The Italian Government is proposing certain amendments to the Italian Budget Law being currently discussed at Parliament level, in order to regulate both the procedure and possible sanctions for the transfer of Italian production undertakings abroad, whenever the relevant undertaking employs more than 250 employees (such new rules shall not apply to undertakings employing less than such threshold, indeed).
The new regulation shall apply, in fact, when an undertaking with more than 250 employees aims at shutting down a branch, plant, subsidiary, office or business concern located in the Italian territory, finally terminating any relevant activity and dismissing not less than 50 employees: in order to finalize such intended shut down, the relevant enterprise shall give written and detailed notice – at least 90 days before the beginning of the relevant procedure – to the in-shop or local Unions, Regional authorities, Labor Ministry, Ministry of Economic Development and the National Agency for Active Labor Policies.
The notice to be sent by the enterprise, shall include – because, otherwise, any dismissal of employees may be deemed to be null and void – all business, financial, technical and organizational reasons of the planned shut-down.

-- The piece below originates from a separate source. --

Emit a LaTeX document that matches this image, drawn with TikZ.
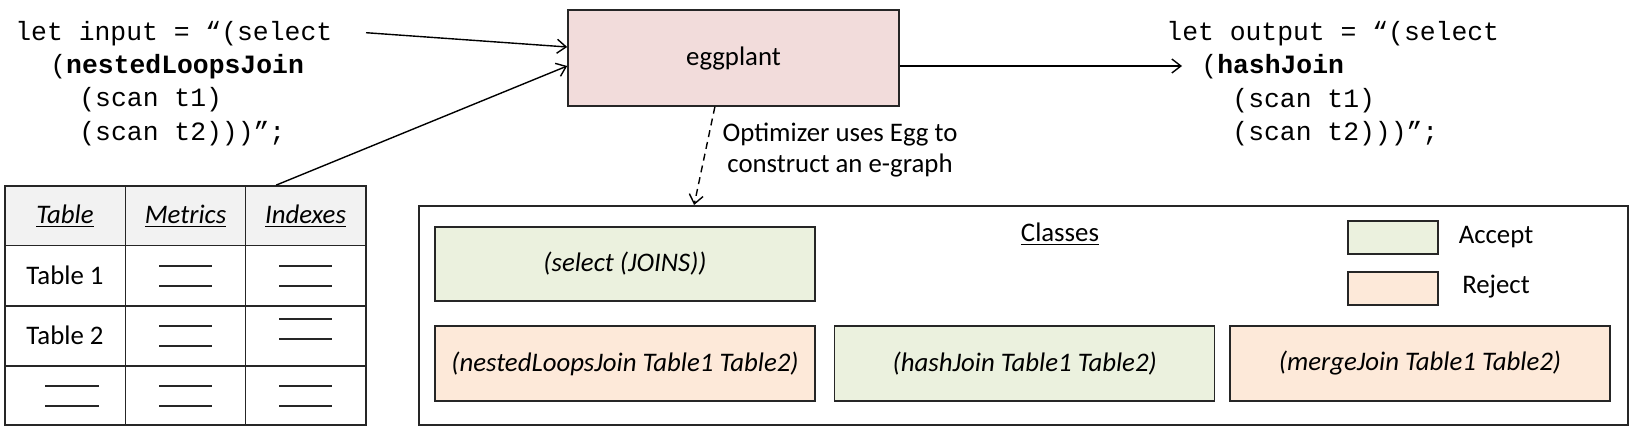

Within the following 60 days, the enterprise shall prepare and submit to the Unions, local Regional authorities and concerned Ministries, a plan having duration of no longer than 12 months, detailing all relevant measures to limit all relevant work and economic losses arising from the planned shut-down; such plan – to be discussed ad executed with the Unions – shall specifically clarify the following:
Measures to safeguard employment levels, inclusive any relevant recourse to social assistance (concerned employees should receive part of their salary from CIGS-special salary integration fund);
Measures aiming at re-employing those employees who may lose their job, or helping to self-employ themselves;
Sale prospects of the production undertaking which may ensure the continuation of the business activity, or projects to convert the site to a different production.
If such plan is not duly submitted – or any key requirement thereof is missing -, or if the relevant entrepreneur is later in breach of his plan commitments, as a sanction the contribution to be paid for NASPI (the Italian monthly unemployment payment) shall be increased by double the monthly maximum percentage of 41% of said NASPI per each 12 months of that enterprise employment seniority during the last three years as provided for under the Jobs Act in the event of dismissal. If the entrepreneur does not execute the agreement with the Unions, such contribution to be paid for NASPI shall be increased by 50%.
The discussions with the Unions and local authorities can last up to 90 days, with the main aim at avoiding – or, at least, reducing to any possible extent – the relevant dismissals as well as, in any case, the traumatic handling of the relevant dismissals if the entrepreneur decides to shut down the undertaking even if there is no financial crisis.
After having been executed by all concerned parties, the plan shall start its implementation, and only at the end of its duration the enterprise shall be entitled to validly start the dismissal procedure. The concerned employees shall in turn have access to the GOL-national program of employment guarantee of workers, which is supported by the reformation of active labor policies which the Italian Government has put in place for the 2021-2023 period, making available to such regard globally Euro 4.4 Billion.
Besides the above mentioned sanctions related to the maximum amount of NASPI, there are in turn also certain benefits granted to more pro-active enterprises, which benefits can vary from tax rebates to transfer of industrial assets in the event of the relevant ongoing concern sale, provided that the purchaser confirms and keeps in force the same activity and work positions, and furthermore a preferential access to financial incentives to be granted by the Ministry of Economic Development, provided that such enterprises hire employees who have lost their job because of the transfer abroad of the relevant production undertaking.
To such aim, article 24 of the Budget Bill provides for a special fund of Euro 100 Million to help with regard to advanced retirement of employees of enterprises in financial troubles; article 30, moreover, provides for the full exemption from social security contributions for those enterprises which hire for an indefinite period of time employees from such enterprises in financial crisis. The Budget Bill, finally, is re-financing with up to Euro 450 Million the development contracts, providing benefits in particular for investment projects which have the purpose to support the competitivity of the relevant undertakings.